■ Supplied information
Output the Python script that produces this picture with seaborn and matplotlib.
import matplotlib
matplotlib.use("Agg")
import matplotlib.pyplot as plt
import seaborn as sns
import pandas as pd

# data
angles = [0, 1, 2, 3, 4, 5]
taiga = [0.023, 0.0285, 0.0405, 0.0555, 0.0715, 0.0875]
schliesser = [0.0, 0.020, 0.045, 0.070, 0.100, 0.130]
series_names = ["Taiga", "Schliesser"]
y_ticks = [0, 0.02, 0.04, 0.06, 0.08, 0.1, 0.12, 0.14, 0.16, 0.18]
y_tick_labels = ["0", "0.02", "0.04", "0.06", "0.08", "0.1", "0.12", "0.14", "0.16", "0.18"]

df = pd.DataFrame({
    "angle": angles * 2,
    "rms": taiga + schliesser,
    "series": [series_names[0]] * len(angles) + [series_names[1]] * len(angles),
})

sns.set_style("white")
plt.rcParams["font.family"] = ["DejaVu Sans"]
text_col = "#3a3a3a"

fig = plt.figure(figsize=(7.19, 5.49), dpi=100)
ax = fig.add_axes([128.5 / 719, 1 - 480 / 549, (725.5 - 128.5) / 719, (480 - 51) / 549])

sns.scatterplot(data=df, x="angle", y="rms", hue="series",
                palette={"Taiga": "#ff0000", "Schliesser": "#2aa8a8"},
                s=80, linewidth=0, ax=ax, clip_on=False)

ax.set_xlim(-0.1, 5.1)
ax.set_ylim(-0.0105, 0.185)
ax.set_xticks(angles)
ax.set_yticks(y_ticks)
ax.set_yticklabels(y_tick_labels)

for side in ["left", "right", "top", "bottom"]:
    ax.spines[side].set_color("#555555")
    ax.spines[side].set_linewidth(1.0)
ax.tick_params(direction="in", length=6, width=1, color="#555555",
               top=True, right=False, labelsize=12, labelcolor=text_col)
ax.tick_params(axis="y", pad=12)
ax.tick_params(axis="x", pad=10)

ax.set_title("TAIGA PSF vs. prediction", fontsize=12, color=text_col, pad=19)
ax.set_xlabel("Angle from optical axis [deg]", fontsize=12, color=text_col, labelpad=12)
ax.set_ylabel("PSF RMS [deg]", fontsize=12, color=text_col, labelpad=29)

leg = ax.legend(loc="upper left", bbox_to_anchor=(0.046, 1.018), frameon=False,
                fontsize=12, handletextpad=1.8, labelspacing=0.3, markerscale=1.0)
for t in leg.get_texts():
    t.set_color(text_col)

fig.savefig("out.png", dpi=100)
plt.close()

■ Written request
Print the material above verbatim, first line through the line containing "import pandas as pd", both included.

■ Solution for this problem
Output the Python script that produces this picture with seaborn and matplotlib.
import matplotlib
matplotlib.use("Agg")
import matplotlib.pyplot as plt
import seaborn as sns
import pandas as pd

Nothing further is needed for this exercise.